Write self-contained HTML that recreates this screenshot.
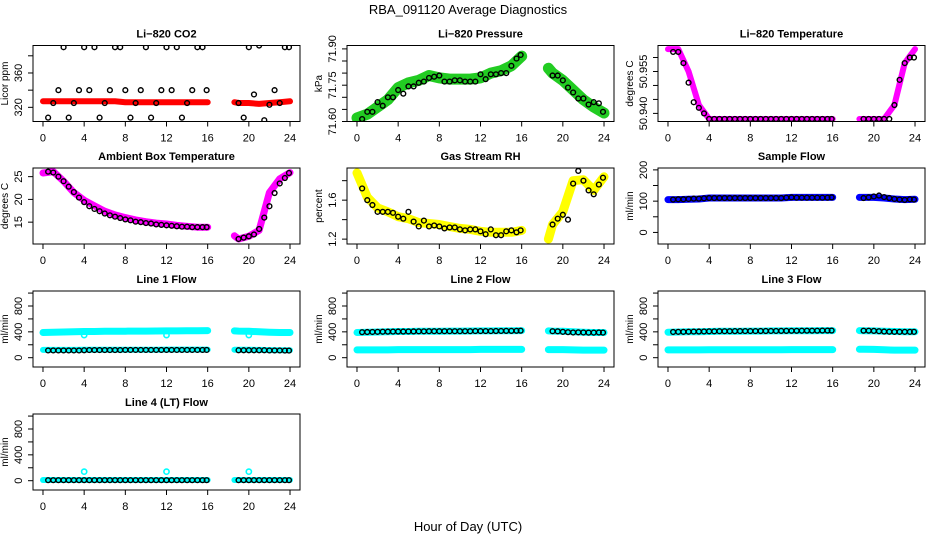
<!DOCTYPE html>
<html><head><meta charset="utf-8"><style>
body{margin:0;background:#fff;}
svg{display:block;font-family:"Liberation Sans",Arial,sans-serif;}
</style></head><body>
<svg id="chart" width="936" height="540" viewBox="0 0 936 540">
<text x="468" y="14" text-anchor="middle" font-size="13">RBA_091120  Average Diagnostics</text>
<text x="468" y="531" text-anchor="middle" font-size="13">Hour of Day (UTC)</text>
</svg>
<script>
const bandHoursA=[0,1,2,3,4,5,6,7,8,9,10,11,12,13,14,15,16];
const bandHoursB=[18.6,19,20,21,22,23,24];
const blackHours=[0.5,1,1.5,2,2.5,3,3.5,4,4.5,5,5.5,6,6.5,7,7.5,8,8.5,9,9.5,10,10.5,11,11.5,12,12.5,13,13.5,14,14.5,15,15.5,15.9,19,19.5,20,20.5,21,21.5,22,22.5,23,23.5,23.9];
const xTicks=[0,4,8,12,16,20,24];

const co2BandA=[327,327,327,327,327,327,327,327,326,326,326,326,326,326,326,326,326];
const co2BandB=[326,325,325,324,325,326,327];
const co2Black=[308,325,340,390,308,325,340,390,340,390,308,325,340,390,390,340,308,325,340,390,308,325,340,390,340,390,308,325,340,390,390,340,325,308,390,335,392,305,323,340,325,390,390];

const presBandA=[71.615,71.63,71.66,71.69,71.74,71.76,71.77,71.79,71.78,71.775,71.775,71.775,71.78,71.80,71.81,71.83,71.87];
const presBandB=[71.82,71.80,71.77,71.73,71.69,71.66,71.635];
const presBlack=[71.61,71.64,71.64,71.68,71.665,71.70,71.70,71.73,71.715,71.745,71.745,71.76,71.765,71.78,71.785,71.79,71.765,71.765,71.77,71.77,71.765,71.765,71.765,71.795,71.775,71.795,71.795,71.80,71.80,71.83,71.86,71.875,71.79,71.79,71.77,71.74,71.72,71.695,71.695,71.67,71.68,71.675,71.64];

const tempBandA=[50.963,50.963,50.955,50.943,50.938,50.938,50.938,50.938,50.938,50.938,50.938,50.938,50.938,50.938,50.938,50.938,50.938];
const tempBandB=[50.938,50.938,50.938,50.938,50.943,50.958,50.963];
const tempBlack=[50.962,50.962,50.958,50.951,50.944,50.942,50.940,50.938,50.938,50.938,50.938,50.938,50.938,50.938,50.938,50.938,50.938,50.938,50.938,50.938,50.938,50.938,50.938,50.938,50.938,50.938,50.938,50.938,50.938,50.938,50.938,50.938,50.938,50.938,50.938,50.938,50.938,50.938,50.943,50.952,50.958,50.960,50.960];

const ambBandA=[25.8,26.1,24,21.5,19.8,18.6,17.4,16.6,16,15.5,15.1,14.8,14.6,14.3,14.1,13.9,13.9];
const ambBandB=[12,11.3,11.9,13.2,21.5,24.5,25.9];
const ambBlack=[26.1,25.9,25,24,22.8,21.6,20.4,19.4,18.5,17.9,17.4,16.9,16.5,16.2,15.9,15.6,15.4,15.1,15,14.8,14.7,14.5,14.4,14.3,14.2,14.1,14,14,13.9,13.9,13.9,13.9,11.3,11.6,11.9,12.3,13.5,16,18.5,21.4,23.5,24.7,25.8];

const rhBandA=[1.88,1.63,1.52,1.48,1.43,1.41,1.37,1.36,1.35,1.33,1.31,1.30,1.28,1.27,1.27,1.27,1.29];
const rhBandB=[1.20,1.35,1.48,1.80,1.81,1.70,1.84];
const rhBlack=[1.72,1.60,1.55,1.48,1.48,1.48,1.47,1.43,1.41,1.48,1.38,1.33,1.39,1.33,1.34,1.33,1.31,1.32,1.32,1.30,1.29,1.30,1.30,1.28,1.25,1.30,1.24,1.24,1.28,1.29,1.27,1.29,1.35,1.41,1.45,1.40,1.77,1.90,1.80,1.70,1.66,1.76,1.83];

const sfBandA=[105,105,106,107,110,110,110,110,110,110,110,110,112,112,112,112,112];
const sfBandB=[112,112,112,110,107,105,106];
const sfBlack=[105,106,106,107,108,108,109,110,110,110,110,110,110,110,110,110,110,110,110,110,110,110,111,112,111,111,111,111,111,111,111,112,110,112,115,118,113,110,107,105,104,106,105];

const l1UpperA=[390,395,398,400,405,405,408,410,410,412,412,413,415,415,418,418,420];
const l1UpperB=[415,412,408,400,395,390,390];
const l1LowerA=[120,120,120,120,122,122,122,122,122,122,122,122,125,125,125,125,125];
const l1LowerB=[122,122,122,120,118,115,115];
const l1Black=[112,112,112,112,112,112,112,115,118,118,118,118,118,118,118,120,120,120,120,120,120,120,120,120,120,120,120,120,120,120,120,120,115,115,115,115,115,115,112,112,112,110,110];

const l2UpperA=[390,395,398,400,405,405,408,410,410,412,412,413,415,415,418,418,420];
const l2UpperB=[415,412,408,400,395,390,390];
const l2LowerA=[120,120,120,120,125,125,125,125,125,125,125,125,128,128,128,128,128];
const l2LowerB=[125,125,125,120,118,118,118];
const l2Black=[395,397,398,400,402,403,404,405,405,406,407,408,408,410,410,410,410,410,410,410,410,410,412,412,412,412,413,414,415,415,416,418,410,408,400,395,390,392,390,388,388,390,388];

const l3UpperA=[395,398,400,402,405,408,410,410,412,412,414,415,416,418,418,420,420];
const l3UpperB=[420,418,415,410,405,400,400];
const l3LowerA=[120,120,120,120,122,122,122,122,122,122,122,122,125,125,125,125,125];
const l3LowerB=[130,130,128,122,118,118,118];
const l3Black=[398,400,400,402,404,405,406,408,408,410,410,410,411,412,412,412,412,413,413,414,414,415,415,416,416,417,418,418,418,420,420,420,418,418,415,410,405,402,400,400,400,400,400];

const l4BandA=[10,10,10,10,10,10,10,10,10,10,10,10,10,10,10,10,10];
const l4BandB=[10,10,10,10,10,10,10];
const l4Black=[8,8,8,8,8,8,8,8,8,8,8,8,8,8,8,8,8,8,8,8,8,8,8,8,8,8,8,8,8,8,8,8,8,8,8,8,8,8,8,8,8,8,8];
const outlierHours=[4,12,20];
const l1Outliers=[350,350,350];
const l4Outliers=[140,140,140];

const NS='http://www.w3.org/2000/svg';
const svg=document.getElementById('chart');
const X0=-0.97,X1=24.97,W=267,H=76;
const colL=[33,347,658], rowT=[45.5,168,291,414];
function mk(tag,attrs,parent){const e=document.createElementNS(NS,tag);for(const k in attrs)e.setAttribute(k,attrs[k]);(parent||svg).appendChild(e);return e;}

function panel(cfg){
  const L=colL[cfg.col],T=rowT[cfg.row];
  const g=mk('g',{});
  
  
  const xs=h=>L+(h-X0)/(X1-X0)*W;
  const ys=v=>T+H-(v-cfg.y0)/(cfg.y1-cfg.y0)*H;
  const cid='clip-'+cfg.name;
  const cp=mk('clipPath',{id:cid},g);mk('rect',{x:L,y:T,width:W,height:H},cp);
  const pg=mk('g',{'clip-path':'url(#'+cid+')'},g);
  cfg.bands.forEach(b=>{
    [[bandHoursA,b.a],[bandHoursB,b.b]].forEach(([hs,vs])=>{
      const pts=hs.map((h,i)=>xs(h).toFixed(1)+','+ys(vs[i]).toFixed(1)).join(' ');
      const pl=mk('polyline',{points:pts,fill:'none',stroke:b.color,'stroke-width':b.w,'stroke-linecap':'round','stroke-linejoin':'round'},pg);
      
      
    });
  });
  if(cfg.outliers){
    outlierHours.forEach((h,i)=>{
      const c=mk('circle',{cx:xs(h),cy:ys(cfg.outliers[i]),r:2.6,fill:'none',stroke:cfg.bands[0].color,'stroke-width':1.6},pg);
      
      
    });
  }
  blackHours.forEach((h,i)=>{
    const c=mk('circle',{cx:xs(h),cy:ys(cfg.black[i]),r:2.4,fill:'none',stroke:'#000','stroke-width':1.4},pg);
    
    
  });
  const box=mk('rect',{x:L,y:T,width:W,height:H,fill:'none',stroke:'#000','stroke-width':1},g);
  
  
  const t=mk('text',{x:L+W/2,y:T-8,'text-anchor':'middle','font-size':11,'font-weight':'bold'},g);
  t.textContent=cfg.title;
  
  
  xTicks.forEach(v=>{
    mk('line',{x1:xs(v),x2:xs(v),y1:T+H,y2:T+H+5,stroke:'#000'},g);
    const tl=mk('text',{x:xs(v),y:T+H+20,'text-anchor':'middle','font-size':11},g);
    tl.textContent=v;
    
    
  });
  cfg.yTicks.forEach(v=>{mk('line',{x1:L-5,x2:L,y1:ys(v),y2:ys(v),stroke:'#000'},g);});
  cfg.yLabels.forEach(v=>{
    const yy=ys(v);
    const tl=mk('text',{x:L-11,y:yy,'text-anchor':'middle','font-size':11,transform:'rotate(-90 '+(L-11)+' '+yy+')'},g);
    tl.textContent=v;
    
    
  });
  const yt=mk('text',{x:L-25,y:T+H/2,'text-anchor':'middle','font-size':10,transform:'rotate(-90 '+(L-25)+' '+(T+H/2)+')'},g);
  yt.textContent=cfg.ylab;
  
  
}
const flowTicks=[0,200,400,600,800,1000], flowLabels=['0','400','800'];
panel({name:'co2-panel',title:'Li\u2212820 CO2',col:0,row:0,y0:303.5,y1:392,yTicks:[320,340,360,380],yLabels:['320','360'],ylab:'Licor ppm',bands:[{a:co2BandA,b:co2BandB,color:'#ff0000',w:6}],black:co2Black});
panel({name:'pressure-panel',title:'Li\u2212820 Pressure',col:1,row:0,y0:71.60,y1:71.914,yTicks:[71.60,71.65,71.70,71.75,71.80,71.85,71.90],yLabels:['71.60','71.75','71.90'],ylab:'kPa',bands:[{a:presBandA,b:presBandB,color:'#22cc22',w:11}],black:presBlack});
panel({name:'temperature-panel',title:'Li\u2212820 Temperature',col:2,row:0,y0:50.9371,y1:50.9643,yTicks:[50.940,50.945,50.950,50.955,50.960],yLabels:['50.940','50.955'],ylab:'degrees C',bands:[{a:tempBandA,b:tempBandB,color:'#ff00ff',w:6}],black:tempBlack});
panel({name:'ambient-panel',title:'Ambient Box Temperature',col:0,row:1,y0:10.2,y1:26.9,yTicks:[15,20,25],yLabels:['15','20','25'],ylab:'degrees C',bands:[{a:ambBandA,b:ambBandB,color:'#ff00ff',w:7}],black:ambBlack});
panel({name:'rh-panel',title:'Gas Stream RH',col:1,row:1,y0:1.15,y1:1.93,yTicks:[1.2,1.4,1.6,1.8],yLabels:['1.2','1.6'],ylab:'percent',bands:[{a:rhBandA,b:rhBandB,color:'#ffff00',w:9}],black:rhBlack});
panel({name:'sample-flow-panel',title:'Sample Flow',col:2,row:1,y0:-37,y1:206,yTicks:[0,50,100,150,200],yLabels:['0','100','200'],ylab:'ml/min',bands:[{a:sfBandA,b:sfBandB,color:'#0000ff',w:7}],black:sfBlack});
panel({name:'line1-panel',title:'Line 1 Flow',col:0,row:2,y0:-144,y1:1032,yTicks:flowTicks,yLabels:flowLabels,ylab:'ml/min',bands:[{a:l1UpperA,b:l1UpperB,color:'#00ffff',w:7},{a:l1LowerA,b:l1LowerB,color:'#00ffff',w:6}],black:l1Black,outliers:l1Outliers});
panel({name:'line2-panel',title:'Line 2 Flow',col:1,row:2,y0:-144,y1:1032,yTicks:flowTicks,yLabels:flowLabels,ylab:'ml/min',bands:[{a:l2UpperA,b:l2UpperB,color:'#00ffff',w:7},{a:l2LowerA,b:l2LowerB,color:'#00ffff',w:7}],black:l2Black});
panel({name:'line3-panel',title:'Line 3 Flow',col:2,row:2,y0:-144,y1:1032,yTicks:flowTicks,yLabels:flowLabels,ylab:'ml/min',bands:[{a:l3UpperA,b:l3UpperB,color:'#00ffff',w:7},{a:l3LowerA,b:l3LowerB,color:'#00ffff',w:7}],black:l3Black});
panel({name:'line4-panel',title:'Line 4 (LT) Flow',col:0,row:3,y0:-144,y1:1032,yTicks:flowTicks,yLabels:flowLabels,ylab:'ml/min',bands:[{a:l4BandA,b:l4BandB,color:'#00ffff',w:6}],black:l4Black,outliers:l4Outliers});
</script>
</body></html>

TASK BRIEF =
Repeat the lines of the listing above verbatim, beginning at its first line and ending at the line containing "const xTicks=[0,4,8,12,16,20,24];", which is included. Omit pictures.

EXERCISE RESPONSE =
Write self-contained HTML that recreates this screenshot.
<!DOCTYPE html>
<html><head><meta charset="utf-8"><style>
body{margin:0;background:#fff;}
svg{display:block;font-family:"Liberation Sans",Arial,sans-serif;}
</style></head><body>
<svg id="chart" width="936" height="540" viewBox="0 0 936 540">
<text x="468" y="14" text-anchor="middle" font-size="13">RBA_091120  Average Diagnostics</text>
<text x="468" y="531" text-anchor="middle" font-size="13">Hour of Day (UTC)</text>
</svg>
<script>
const bandHoursA=[0,1,2,3,4,5,6,7,8,9,10,11,12,13,14,15,16];
const bandHoursB=[18.6,19,20,21,22,23,24];
const blackHours=[0.5,1,1.5,2,2.5,3,3.5,4,4.5,5,5.5,6,6.5,7,7.5,8,8.5,9,9.5,10,10.5,11,11.5,12,12.5,13,13.5,14,14.5,15,15.5,15.9,19,19.5,20,20.5,21,21.5,22,22.5,23,23.5,23.9];
const xTicks=[0,4,8,12,16,20,24];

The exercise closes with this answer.